BURNABY (NEWS 1130) – They did everything right — that’s the word from the Canada Safety Council after two girls escaped potential predators in separate incidents in B.C. over the last week.
On Monday, a 15-year-old girl in Burnaby is said to have approached her outside Cariboo Hill Secondary School.
Mounties say he apparently tried to start a conversation with her, but when she ran away, he took a lunge toward her.
On Tuesday afternoon, an eight-year-old girl told police she had to fight off a man who tried to grab her while she was riding her bike home from school in Nanaimo.
In that case, she tells police she was approached by a man who got out of his truck and tried to show her something inside the vehicle. The RCMP says when he apparently tried to grab her, she kicked him and was able to get back on her bike to escape.
Mounties are praising the girl’s actions and reminding parents to prepare their kids for dangerous situations like these.
Investigators in Burnaby are looking for a south Asian man, around 30 years old, seen driving a silver, older model, four-door sedan which has some missing paint near the front license plate. In Nanaimo, the RCMP is looking for a white man with a dark beard and dark hair.
Neither girl was hurt.
Strangers and safety: recommendations from the CSC
In both cases, Lewis Smith with the Canada Safety Council says the girls acted correctly.
“It’s important for a parent to instill the importance of trusting your instincts to children,” the manager of national projects at the CSC tells NEWS 1130.
However, he notes teaching kids that all strangers are a threat isn’t the best approach.
“Not all strangers are inherently bad, and the ‘stranger-danger’ or ‘never talk to strangers’ model isn’t really the way to go,” Smith says, adding there are a few reasons for this.
For one, he says it can be confusing for children, especially if their parents are speaking with strangers and aren’t “modelling the same behaviour.”
Smith says there are also situations when you need to call on a stranger for help in an emergency.
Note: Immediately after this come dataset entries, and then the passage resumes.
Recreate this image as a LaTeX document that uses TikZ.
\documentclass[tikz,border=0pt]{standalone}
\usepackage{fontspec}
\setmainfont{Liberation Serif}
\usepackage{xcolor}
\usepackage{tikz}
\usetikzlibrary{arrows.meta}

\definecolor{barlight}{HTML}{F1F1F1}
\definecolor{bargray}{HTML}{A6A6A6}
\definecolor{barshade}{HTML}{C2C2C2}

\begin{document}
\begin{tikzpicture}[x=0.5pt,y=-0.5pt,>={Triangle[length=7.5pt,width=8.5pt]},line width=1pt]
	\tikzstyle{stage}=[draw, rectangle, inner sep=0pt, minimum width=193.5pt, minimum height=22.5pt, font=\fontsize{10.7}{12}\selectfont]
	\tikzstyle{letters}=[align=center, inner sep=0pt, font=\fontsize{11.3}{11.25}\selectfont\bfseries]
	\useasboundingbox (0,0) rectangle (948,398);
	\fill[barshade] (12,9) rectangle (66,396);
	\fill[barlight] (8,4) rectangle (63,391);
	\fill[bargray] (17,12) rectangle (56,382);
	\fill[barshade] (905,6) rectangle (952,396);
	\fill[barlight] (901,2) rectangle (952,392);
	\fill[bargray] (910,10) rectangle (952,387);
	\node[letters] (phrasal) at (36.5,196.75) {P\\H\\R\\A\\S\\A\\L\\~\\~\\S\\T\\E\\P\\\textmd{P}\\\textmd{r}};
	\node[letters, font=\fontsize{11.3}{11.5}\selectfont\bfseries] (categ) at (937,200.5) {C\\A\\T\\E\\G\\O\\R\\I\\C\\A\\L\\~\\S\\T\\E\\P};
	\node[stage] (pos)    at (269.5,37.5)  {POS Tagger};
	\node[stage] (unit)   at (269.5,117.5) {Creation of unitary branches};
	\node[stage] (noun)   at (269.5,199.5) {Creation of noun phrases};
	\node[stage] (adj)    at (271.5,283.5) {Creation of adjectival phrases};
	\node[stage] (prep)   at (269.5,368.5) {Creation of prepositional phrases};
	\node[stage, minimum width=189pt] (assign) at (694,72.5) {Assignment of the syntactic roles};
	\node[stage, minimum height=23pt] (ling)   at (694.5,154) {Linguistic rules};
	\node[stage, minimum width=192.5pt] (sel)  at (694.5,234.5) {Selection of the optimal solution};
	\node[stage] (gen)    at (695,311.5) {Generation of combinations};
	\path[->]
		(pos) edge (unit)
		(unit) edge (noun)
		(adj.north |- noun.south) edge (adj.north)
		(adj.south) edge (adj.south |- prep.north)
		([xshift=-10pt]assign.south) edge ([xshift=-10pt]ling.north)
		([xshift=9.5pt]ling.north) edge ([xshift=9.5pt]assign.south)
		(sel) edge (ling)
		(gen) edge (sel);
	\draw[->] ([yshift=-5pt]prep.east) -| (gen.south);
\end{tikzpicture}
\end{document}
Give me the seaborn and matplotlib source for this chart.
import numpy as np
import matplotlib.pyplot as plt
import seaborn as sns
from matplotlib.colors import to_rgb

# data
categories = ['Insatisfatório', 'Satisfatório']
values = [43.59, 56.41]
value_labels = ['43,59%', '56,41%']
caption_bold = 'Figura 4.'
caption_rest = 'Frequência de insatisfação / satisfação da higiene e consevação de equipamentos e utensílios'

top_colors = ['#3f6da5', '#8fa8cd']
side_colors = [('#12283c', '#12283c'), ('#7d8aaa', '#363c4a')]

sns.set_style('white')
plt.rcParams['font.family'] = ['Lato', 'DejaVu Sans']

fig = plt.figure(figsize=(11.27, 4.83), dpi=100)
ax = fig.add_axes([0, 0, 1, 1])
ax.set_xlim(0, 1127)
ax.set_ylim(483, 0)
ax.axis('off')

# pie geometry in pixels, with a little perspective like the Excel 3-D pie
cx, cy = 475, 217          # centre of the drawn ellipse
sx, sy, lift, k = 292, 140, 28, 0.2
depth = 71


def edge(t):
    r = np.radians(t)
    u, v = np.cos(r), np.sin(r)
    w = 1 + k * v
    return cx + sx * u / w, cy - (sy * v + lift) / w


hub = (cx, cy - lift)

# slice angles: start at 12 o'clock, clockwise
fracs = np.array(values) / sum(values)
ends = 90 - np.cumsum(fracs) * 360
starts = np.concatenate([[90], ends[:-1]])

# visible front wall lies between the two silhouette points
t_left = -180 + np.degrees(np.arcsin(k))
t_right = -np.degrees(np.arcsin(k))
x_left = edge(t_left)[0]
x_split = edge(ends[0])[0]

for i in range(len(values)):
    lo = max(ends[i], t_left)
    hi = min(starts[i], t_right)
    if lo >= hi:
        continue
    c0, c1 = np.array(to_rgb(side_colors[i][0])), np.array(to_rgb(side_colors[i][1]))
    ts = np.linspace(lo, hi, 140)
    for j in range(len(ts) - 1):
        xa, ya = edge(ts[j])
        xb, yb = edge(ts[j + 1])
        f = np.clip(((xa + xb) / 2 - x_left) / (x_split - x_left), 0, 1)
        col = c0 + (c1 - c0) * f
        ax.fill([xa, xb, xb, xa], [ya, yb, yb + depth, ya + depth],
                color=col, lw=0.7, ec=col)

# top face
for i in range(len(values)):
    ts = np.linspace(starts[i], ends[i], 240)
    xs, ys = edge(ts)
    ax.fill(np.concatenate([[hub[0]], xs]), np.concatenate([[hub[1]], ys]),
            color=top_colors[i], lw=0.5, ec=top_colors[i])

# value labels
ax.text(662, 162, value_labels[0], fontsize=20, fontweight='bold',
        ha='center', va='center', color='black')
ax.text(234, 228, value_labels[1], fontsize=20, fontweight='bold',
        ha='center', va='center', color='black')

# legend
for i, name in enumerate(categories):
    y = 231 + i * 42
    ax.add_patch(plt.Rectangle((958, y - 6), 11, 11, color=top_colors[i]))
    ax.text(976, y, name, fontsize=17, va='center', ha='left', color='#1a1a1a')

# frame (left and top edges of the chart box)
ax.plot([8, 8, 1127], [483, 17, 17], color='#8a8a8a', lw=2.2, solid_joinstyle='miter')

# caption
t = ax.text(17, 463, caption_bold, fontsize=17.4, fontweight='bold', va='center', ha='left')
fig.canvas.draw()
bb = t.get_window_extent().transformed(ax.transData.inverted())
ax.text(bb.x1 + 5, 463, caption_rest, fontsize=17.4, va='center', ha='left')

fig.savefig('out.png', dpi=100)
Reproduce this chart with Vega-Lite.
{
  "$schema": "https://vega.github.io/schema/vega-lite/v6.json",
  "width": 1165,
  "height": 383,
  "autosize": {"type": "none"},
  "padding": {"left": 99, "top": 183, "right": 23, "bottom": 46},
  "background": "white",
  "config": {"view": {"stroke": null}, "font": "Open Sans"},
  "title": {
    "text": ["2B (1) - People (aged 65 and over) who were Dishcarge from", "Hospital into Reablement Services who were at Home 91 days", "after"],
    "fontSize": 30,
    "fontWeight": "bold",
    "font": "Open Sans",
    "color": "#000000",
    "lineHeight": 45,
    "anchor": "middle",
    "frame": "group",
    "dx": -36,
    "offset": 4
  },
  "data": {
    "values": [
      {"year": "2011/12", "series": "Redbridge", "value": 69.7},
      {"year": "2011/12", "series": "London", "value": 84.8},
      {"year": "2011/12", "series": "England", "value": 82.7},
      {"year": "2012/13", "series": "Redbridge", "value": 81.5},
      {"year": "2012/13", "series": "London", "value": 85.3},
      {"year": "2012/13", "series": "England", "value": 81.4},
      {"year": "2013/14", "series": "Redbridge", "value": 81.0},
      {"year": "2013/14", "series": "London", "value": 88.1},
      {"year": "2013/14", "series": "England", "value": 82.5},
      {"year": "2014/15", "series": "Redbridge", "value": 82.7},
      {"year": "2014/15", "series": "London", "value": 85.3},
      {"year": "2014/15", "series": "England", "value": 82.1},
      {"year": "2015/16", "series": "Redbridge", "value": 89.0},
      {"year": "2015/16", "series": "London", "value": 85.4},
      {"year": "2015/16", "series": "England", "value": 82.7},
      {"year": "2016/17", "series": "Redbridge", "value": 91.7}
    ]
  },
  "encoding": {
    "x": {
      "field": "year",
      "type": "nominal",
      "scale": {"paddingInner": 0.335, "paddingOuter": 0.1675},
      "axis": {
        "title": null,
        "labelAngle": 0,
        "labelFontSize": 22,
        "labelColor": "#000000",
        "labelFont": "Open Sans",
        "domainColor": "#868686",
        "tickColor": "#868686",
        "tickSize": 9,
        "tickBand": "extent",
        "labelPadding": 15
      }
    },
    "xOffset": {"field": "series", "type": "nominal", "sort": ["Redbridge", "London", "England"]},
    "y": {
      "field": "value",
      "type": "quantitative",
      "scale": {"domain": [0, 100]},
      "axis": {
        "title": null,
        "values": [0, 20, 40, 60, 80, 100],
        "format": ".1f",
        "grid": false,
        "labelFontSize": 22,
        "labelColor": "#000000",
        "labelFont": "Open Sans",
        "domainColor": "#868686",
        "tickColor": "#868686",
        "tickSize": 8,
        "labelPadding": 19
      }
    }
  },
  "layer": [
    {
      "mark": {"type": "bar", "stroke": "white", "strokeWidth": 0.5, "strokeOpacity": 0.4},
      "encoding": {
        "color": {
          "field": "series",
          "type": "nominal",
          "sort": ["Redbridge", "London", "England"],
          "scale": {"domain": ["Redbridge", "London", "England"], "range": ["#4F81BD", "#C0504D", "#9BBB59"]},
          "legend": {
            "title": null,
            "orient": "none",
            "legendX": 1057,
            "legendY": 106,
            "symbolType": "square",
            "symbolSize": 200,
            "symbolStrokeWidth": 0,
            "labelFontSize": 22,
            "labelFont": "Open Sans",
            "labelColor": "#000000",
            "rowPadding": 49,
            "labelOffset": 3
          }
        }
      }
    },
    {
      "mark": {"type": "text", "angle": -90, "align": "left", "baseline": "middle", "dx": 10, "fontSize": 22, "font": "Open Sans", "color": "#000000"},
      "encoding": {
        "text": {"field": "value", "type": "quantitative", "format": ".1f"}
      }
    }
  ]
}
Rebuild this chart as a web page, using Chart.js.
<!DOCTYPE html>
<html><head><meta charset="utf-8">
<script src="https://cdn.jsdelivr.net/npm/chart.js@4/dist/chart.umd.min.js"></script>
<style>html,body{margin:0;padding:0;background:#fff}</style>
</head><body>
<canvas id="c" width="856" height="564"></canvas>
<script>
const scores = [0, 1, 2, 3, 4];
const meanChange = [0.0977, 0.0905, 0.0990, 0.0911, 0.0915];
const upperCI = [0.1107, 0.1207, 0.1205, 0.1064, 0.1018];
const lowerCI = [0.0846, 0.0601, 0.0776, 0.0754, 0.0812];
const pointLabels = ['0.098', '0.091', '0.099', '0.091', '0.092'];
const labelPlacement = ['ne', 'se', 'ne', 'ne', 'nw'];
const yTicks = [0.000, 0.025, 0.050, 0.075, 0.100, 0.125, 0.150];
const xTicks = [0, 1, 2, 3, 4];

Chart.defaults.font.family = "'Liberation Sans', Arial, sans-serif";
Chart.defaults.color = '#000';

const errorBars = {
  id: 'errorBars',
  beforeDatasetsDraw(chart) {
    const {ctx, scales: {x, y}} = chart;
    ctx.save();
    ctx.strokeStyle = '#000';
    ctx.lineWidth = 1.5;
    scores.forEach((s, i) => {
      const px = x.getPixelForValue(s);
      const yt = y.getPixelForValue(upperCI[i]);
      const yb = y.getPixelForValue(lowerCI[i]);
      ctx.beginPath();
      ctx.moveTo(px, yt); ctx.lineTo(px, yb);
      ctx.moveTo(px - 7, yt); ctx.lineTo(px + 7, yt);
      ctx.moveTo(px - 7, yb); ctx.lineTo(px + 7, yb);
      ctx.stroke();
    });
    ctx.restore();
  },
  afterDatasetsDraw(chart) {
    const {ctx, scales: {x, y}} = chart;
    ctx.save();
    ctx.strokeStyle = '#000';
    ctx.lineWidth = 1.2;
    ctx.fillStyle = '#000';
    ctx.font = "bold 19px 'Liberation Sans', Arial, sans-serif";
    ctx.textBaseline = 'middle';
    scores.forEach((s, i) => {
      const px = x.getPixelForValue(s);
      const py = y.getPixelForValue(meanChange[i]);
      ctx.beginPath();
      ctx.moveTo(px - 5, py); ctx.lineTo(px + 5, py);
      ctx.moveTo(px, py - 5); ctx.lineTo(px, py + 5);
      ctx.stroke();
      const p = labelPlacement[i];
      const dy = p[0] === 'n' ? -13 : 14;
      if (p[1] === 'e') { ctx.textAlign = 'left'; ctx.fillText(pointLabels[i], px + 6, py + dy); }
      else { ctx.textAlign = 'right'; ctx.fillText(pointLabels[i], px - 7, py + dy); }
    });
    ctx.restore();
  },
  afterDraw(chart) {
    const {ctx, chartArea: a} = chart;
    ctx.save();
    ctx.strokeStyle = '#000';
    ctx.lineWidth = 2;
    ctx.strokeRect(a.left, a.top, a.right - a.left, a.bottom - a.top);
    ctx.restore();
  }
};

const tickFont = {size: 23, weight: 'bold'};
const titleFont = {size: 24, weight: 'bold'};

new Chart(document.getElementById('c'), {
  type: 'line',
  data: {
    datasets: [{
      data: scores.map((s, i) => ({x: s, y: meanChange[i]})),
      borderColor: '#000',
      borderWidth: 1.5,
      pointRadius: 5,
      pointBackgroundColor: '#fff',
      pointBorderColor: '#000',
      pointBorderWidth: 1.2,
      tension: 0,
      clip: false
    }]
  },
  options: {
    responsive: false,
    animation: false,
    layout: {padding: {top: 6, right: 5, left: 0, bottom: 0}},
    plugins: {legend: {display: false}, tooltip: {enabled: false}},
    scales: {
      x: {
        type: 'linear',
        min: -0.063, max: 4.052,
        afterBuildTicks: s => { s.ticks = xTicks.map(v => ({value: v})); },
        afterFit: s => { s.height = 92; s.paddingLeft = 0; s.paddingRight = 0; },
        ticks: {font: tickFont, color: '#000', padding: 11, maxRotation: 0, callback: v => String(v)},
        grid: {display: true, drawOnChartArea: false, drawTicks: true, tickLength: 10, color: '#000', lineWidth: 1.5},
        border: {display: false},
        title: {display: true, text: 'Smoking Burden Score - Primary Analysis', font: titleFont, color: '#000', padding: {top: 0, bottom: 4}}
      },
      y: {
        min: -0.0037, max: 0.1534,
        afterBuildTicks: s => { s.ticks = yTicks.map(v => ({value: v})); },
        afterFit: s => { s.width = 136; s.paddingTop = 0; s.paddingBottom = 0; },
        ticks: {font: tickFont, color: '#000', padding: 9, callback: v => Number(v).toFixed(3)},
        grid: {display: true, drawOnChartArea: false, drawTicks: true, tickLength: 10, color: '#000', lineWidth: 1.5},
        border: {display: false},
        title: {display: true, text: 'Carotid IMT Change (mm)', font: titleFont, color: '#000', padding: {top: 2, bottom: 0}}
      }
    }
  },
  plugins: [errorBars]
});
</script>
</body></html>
That, he explains, can confuse a child.
So how can a parent teach a child to rely on their instincts? Smith says the best thing to do is to practice what-if scenarios.
“It’s very helpful for a child to be able to contextualize before it happens. Talk with your child about the importance of, if you’re offered a ride with a stranger, why is that not ok? Why should that make you feel uncomfortable?”
He stresses the importance of talking about the “why” of not doing something. “Because, ultimately, we’re trying to instill our children with values and attitudes that will serve them well throughout their lives, rather than just a how-to manual on how to survive childhood.”
It’s important to teach children where they go to get help if their parents or someone they know isn’t around, he adds.